Sacramento city politicians were originally hostile to the workers' efforts, due in part to the Shaber's record as an influential Democratic Party fundraiser. In 1997, Sacramento Mayor Joe Serna and city authorities prohibited janitors' marches through the streets. Pulaski and other labor leaders were arrested en masse as they paraded on the K Street mall in the union's support.

Serna eventually felt so much political heat that he reluctantly offered to mediate a settlement between Somers and the union, and publicly criticized the company when it rebuffed his offer.

Finally, janitors marched last year for eleven days from Sacramento to Cupertino, to bring their case before Hewlett-Packard's annual stockholders meeting. The combined pressure of Local 1877's varied tactics was enough to begin an arduous negotiation process, which resulted in last week's agreement.

The new contract lifts wages 25¢ immediately, with another 20¢ in November. In the course of the four-year campaign, the company began offering sick leave and medical benefits, which were incorporated into the agreement. "It's not everything we hoped for, but it finally establishes the union's relationship with the company," explained janitor Hilda Avila. "Next time we can go back and get things we couldn't get this time."

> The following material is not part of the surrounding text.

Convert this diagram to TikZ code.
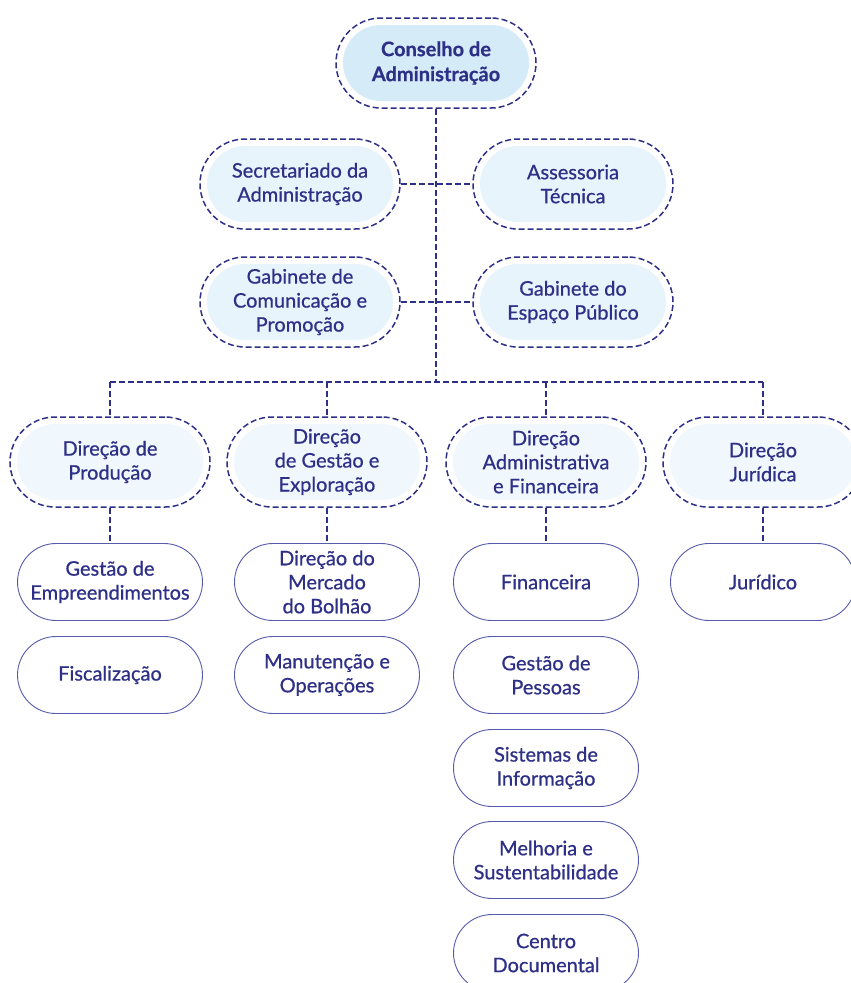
\documentclass[tikz,border=0pt]{standalone}
\usepackage{fontspec}
\setmainfont{Lato}[FakeBold=0.7]
\usetikzlibrary{positioning}
\definecolor{navy}{HTML}{2E3087}
\definecolor{edge}{HTML}{565AAA}
\definecolor{topfill}{HTML}{D5EBF8}
\definecolor{midfill}{HTML}{E8F4FC}
\definecolor{dirfill}{HTML}{F0F8FD}
\tikzset{
  dashbox/.style={draw=navy, dash pattern=on 6pt off 3pt, line width=1.5pt, fill=white,
    minimum width=200pt, minimum height=90pt, rounded corners=45pt, inner sep=1pt,
    align=center, text=navy, font=\fontsize{20}{24}\selectfont,
    path picture={\fill[#1, rounded corners=38pt]
      ([shift={(7pt,-7pt)}]path picture bounding box.north west) rectangle
      ([shift={(-7pt,7pt)}]path picture bounding box.south east);}},
  unitbox/.style={draw=edge, line width=0.9pt, fill=white,
    minimum width=185pt, minimum height=77pt, rounded corners=38.5pt, inner sep=1pt,
    align=center, text=navy, font=\fontsize{20}{24}\selectfont},
  link/.style={draw=navy, dash pattern=on 6pt off 3pt, line width=1.5pt}
}
\begin{document}
\begin{tikzpicture}[x=1pt,y=-1pt]
\useasboundingbox (0,0) rectangle (851,983);
% top
\node[dashbox=topfill, font=\fontsize{20}{25}\selectfont\bfseries] (conselho) at (436,63) {Conselho de\\Administração};
\node[dashbox=midfill] (secretariado) at (300,184) {Secretariado da\\Administração};
\node[dashbox=midfill] (assessoria) at (573,184) {Assessoria\\Técnica};
\node[dashbox=midfill] (comunicacao) at (300,302) {Gabinete de\\Comunicação e\\Promoção};
\node[dashbox=midfill] (espaco) at (573,302) {Gabinete do\\Espaço Público};
\coordinate (bus) at (436,382);
\draw[link] (conselho) -- (bus);
\draw[link] (secretariado) -- (assessoria);
\draw[link] (comunicacao) -- (espaco);
% direcoes
\foreach \name/\x/\txt in {producao/110/{Direção de\\Produção},
    gestao/327/{Direção\\de Gestão e\\Exploração},
    admin/546/{Direção\\Administrativa\\e Financeira},
    juridica/763/{Direção\\Jurídica}}
{
\node[dashbox=dirfill] (\name) at (\x,462) {\txt};
\coordinate (\name-bus) at (\x,382);
\draw[link] (\name-bus) -- (\name);
}
\draw[link] (producao-bus) -- (juridica-bus);
% servicos
\node[unitbox] (empreend) at (110,582) {Gestão de\\Empreendimentos};
\node[unitbox] (fiscal) at (110,675) {Fiscalização};
\node[unitbox] (mercado) at (327,582) {Direção do\\Mercado\\do Bolhão};
\node[unitbox] (manut) at (327,675) {Manutenção e\\Operações};
\node[unitbox] (financeira) at (546,582) {Financeira};
\node[unitbox] (pessoas) at (546,675) {Gestão de\\Pessoas};
\node[unitbox] (sistemas) at (546,768) {Sistemas de\\Informação};
\node[unitbox] (melhoria) at (546,860) {Melhoria e\\Sustentabilidade};
\node[unitbox] (centro) at (546,953) {Centro\\Documental};
\node[unitbox] (juridico) at (763,582) {Jurídico};
\foreach \a/\b in {producao/empreend, gestao/mercado, admin/financeira, juridica/juridico}
\draw[link] (\a) -- (\b);
\end{tikzpicture}
\end{document}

The contract expires in 2000, at the same time as other building service agreements nationally. The union is planning a campaign for a national master contract, which would tie conditions together and then raise them at companies throughout the country.

Although Local 1877 members clean H-P's main Silicon Valley complex, relations between the company and the union grew so bitter that its Sacramento buildings were excluded from the Somers contract. Nevertheless, the pact sets up a process in which those and other non-union buildings can become unionized. The Somers contract had an immediate effect on other Sacramento contractors as well, two of whom signed agreements the day after the Somers contract was unveiled.

A joint statement by the union and the company concluded that "we are cautiously optimistic that this agreement between Somers and SEIU is in the interest of all parties." They warned "there remain points of disagreement, but these are outweighed by the fundamentals upon which both sides agree."